Her name is Bernice. She’s my great aunt. My mom’s aunt. She is (or well, was) my grandfather’s older sister. She’s 92 years old.
She was the seventh child in a family of ten children. She watched her parents try to save her oldest sister from brain cancer and lived with the way that changed them after, when they weren’t able to save her. They grew up very poor on a farm in Texas. She watched helplessly as her youngest sister died as a young teenager from Typhoid Fever. She helped her mother, nurse my grandpa back to health from the same thing.
She was always the solid one. The girl who would help anyone.
When she was right out of high school, she married and quickly had two daughters. When the younger one was maybe four months old, her husband left her. All alone in a state with no family. She found a job and took care of her girls. Four years later she remarried. That one left after three years. Beat her, drained their savings, left her in debt and with two more kids to feed. A single mom with four kids to feed. She moved to be closer to her parents, eventually taking care of them as well.

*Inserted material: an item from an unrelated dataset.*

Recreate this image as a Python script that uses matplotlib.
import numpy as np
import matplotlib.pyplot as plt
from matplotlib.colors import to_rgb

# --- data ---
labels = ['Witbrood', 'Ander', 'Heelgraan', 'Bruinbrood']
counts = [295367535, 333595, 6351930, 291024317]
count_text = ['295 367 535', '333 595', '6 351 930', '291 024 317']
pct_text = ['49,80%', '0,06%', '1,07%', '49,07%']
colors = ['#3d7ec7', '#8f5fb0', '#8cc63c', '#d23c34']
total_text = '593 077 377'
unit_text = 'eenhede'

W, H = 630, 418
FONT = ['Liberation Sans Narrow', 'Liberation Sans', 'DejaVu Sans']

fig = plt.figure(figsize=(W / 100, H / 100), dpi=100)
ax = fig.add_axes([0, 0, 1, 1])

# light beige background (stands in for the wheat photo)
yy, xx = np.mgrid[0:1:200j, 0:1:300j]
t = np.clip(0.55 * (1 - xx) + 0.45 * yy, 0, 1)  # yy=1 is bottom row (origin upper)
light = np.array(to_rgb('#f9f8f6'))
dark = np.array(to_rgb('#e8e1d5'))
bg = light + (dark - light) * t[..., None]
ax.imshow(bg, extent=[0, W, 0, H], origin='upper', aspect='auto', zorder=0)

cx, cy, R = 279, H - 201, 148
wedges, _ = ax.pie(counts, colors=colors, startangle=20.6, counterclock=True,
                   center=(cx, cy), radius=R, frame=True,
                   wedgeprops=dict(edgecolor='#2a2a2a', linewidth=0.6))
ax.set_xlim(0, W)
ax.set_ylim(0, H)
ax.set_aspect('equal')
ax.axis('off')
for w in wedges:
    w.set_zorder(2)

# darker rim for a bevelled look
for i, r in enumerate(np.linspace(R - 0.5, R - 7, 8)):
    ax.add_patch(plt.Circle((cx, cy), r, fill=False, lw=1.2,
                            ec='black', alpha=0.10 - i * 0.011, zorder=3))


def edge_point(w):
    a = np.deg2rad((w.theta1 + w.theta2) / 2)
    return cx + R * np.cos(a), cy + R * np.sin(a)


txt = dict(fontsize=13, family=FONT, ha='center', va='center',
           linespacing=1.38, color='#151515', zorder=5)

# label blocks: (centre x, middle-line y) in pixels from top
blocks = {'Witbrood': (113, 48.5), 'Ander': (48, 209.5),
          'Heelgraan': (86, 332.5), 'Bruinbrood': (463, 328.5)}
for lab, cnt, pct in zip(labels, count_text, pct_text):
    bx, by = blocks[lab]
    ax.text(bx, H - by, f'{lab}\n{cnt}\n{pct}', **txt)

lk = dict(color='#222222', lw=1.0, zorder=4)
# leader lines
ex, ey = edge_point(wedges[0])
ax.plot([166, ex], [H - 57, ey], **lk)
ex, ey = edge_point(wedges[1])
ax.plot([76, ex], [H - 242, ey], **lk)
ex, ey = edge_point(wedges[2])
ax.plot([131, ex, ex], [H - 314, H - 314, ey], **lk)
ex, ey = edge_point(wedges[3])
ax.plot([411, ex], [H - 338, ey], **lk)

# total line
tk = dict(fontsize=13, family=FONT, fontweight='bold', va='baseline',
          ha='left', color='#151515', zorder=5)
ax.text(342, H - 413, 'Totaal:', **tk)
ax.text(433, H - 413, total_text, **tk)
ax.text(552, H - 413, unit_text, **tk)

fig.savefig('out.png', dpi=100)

She started working for the electric company, as some form of a secretary. She went to work for them, because she knew, they’d always be able to pay her. She eventually got out of debt and bought a house.
She’s a survivor.
She survived loosing her youngest son. He was in some kind of a boating accident at nineteen years old. When asked, she says this was the one that would have knocked her over for good, if she’d let it. Says it came close. Nothing before it or after it can ever compare she once told me. Of course now, thirty something years later, she says she only cries every third time he is brought up in conversation.
She’s outlived her parents and all but one sibling. (The remaining sister, four years younger than her is slowly loosing her battle with Alzheimer’s.) She’s done the unthinkable, she’s buried a child. She always says, you aren’t supposed to have to bury your children. That she has some choice words to say to god one day about that.

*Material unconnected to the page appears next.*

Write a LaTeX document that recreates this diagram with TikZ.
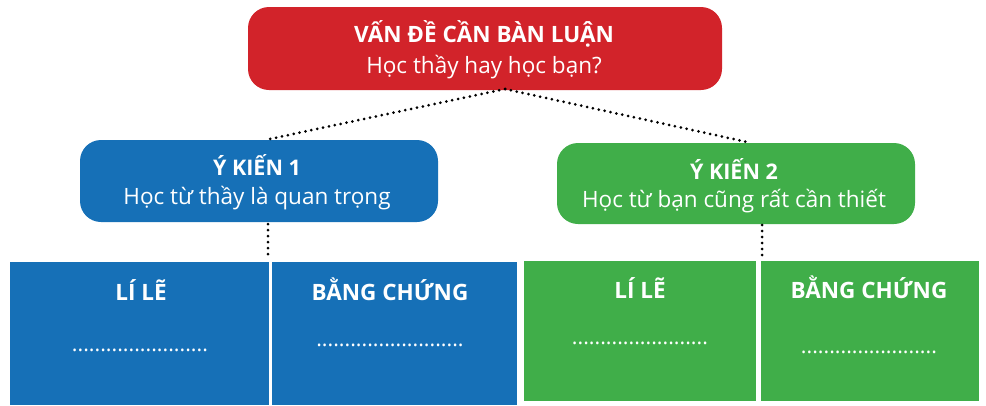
\documentclass[tikz,border=0pt]{standalone}
\usepackage{fontspec}
\setmainfont{Open Sans}
\definecolor{cred}{RGB}{210,35,42}
\definecolor{cblue}{RGB}{22,112,183}
\definecolor{cgreen}{RGB}{64,174,73}
\begin{document}
\begin{tikzpicture}[x=1pt,y=-1pt,
  rbox/.style={draw=none,rounded corners=21pt,inner sep=0pt},
  sqbox/.style={draw=none,inner sep=0pt},
  wtxt/.style={text=white,inner sep=0pt,align=center},
  head/.style={wtxt,anchor=base,font=\fontsize{22.5}{26}\selectfont\bfseries},
  dots/.style={wtxt,font=\fontsize{21.3}{25}\selectfont},
  dotline/.style={black,line width=3pt,line cap=round,dash pattern=on 0pt off 6pt},
]
\useasboundingbox (0,0) rectangle (986,405);
% top
\node[rbox,fill=cred,minimum width=474pt,minimum height=83pt] (top) at (485,48.5) {};
\node[wtxt,font=\fontsize{22.5}{31}\selectfont] (toptxt) at (484,50) {\textbf{VẤN ĐỀ CẦN BÀN LUẬN}\\Học thầy hay học bạn?};
% opinions
\node[rbox,fill=cblue,minimum width=358pt,minimum height=82pt] (y1) at (259,181) {};
\node[wtxt,font=\fontsize{22.5}{29}\selectfont] (y1txt) at (257,182) {{\fontsize{21.5}{29}\selectfont\textbf{Ý KIẾN 1}}\\Học từ thầy là quan trọng};
\node[rbox,fill=cgreen,minimum width=358pt,minimum height=81pt] (y2) at (736,183.5) {};
\node[wtxt,font=\fontsize{22.5}{28}\selectfont] (y2txt) at (734,186) {{\fontsize{21.5}{28}\selectfont\textbf{Ý KIẾN 2}}\\Học từ bạn cũng rất cần thiết};
% lower boxes
\node[sqbox,fill=cblue,minimum width=259pt,minimum height=143pt] (b1) at (139.5,333.5) {};
\node[sqbox,fill=cblue,minimum width=245pt,minimum height=143pt] (b2) at (394.5,333.5) {};
\node[sqbox,fill=cgreen,minimum width=232pt,minimum height=140pt] (g1) at (640,331) {};
\node[sqbox,fill=cgreen,minimum width=218pt,minimum height=140pt] (g2) at (870,331) {};
\node[head] (b1h) at (141,300) {LÍ LẼ};
\node[head] (b2h) at (390,300) {BẰNG CHỨNG};
\node[head] (g1h) at (640,298) {LÍ LẼ};
\node[head] (g2h) at (869,298) {BẰNG CHỨNG};
\node[dots] (b1d) at (140,350) {........................};
\node[dots] (b2d) at (390,345) {..........................};
\node[dots] (g1d) at (640,343) {........................};
\node[dots] (g2d) at (869,352) {........................};
% connectors
\coordinate (apex) at (505,89);
\coordinate (y1top) at (265,140);
\coordinate (y2top) at (747,142);
\coordinate (y1bot) at (268,224);
\coordinate (b12top) at (268,258);
\coordinate (y2bot) at (762,225);
\coordinate (g12top) at (762,257);
\draw[dotline] (apex) -- (y1top);
\draw[dotline] (apex) -- (y2top);
\draw[dotline] (y1bot) -- (b12top);
\draw[dotline] (y2bot) -- (g12top);
\end{tikzpicture}
\end{document}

I don’t doubt that she will.
She’s volunteered in children’s wards of hospitals for my entire life. She reads to kids at the library. She does math in her great-grand-children’s classrooms. She teaches Sunday School and cooks at soup kitchens.
When she retired, she started going on trips. She’s seen the world, one trip at a time. Sometimes with friends. Sometimes with children or grandchildren. Sometimes alone. Picture if you will, a 92 year old woman, who still decides on the spur of the moment to go to Arizona for the weekend. Or Florida. Or Minnesota. Because there is an exhibit she heard is going to be in some gallery there that she’d like to see. Or because she got tired of the heat where she lives. She calls one of her family members and says, hey, I’m going to come visit you this weekend. I’ll be there in three hours. This is when my plane gets in. I can take a taxi, if you are busy.
She does this often.
She’s ornery like that. That’s what her oldest daughter calls her. Of course that’s because Aunt Bernice only calls her daughter and tells her where she’s going, after she’s already there. Ha.

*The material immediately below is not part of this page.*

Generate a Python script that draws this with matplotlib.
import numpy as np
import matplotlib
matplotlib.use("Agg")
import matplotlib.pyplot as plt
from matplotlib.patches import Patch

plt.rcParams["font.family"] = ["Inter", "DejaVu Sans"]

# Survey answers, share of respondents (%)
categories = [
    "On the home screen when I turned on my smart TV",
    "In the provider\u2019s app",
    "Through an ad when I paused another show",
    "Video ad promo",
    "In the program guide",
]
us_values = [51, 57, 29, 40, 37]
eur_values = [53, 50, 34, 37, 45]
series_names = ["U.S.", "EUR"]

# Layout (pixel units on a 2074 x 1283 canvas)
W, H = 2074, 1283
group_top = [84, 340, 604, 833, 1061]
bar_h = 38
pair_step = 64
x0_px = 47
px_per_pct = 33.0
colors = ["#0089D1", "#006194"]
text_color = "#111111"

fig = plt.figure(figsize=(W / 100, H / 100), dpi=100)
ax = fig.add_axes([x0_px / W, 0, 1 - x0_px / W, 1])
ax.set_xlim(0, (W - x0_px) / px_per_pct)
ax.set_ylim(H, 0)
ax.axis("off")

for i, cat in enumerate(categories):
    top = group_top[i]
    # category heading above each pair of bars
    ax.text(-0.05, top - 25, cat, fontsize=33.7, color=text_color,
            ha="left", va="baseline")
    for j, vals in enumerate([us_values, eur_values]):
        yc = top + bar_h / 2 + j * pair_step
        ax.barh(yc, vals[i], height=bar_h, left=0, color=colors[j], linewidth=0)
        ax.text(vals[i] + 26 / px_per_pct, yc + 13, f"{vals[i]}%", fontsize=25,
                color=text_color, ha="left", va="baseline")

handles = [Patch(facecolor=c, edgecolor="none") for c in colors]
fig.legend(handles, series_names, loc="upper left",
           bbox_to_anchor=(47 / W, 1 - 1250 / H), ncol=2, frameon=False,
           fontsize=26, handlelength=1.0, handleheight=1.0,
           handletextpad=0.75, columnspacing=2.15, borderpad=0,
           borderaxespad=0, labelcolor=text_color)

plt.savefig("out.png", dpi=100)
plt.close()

92 years old and she still does what she wants, when she wants. She gave up her house about five years ago and moved into a little apartment in a retirement community, mostly to make her daughters shut up, not because she felt like she needed too. She really does like it though. She’s a mean pinnacle player. She calls all the other people there, the little old people. She loves to say, I may be old, but I’ll never be little.
When she gets bored, she takes a trip. She has three children, 12 grandchildren and numerous nieces and nephews and great nieces and nephews who will always welcome her into their home. She’s helpful. She’s funny. She tells great stories. She bakes. When Morgan was a baby she came to our house for a week. I had to check her suit case when she left to make sure my baby wasn’t in it. She never put the girl down the entire week she was visiting.
In December she had a pacemaker put in. She’d had a few “episodes” and her doctor told her this would help. She said it like it was nothing. In fact, she told everyone about in her Christmas letter. One sentence was, oh my grand-daughter is pregnant with twins and I’m so thrilled and the next sentence was, oh and I’ll be having a pacemaker put in after Christmas…but no one get all worried, because I am only doing this so I can live to see 115.
She was back on her feet in days. 115 years old is her goal. 115 years old. Can you imagine?
Last week, she found a lump in her breast. Unfortunately cancer runs heavily in that side of the family, so we’ll see. It could, obviously be nothing. She has told everyone, no worries. If it’s cancerous, I’ll deal with it. She already told her doctor and kids, she’ll do whatever they think she needs to do. But she also told her doctor in no uncertain terms that she’s planning on going on a cruise in spring 2012 with her grand-daughter and family, so please to be remembering she must be healed by then.
I can’t plan next week and she’s planning spring 2012.
A woman born in 1917. A 92 year old woman. One of the strongest, most amazing ladies you could ever hope to meet. My great aunt Bernice. I just hope one day, I can even be half as strong as she is.